Friends of the Earth recently published a very useful study about finding the land to double UK tree cover from 6% to 13%. This study made a very important point about woodlands, that not all new woodland creation projects are alike, rather they fall into two distinct types, amenity woodlands, and carbon capture forests:
There are many well-known social benefits to greening urban areas including physical and mental health, providing shade, and countering air pollution. Simply being able to take your dog for a walk in the woods or kicking leaves in autumn with children are great social outings, but to be able to utilize these effectively they need to be close to centres of population.
Amenity woodlands are also likely to be planted with open recreational spaces, easy access and facilities for visitors often focused solely on native broadleaf tree species.

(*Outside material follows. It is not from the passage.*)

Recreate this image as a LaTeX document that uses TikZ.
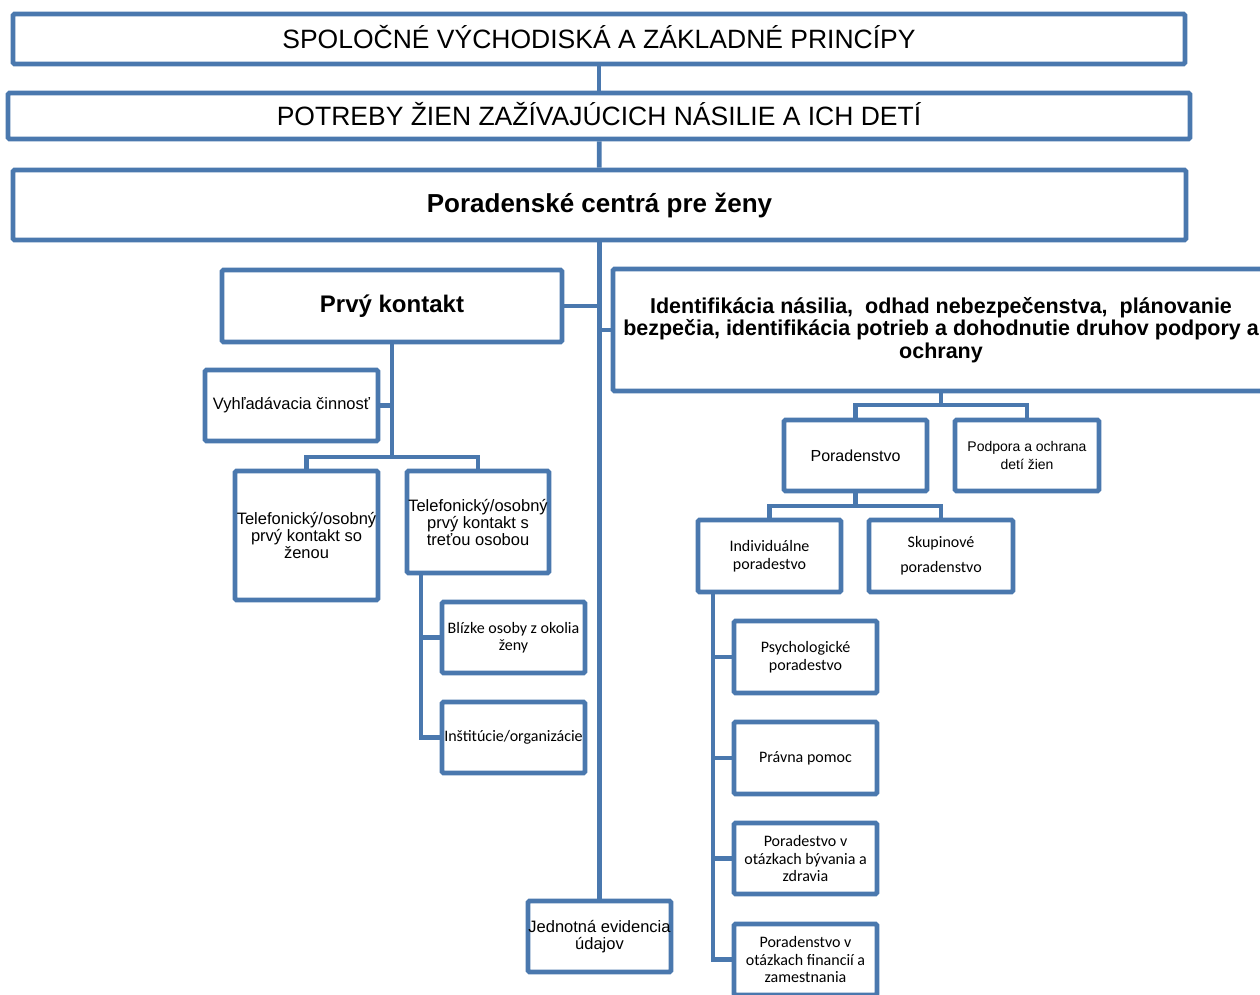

By contrast carbon capture forests are solely focused on carbon capture. They are usually based on low-grade rough pasture and cropland that was formerly used for livestock feed. Economics come into play here when thinking about location: land close to centres of population tends to be much more expensive than land in more remote areas, sometimes by a factor of five or more. So the question rapidly comes up: is it better to plant significantly fewer trees close to centres of population, or five times more trees in more remote areas? For maximum carbon capture, the answer is to plant the maximum number of trees possible, in order to capture the maximum amount of CO2.
The Carbon Community believes that all types of woodland are a good thing for both people and the environment. Our focus though is on capturing CO2 at scale, and therefore our new forest creation projects tend to be large scale planting projects, optimized for carbon capture.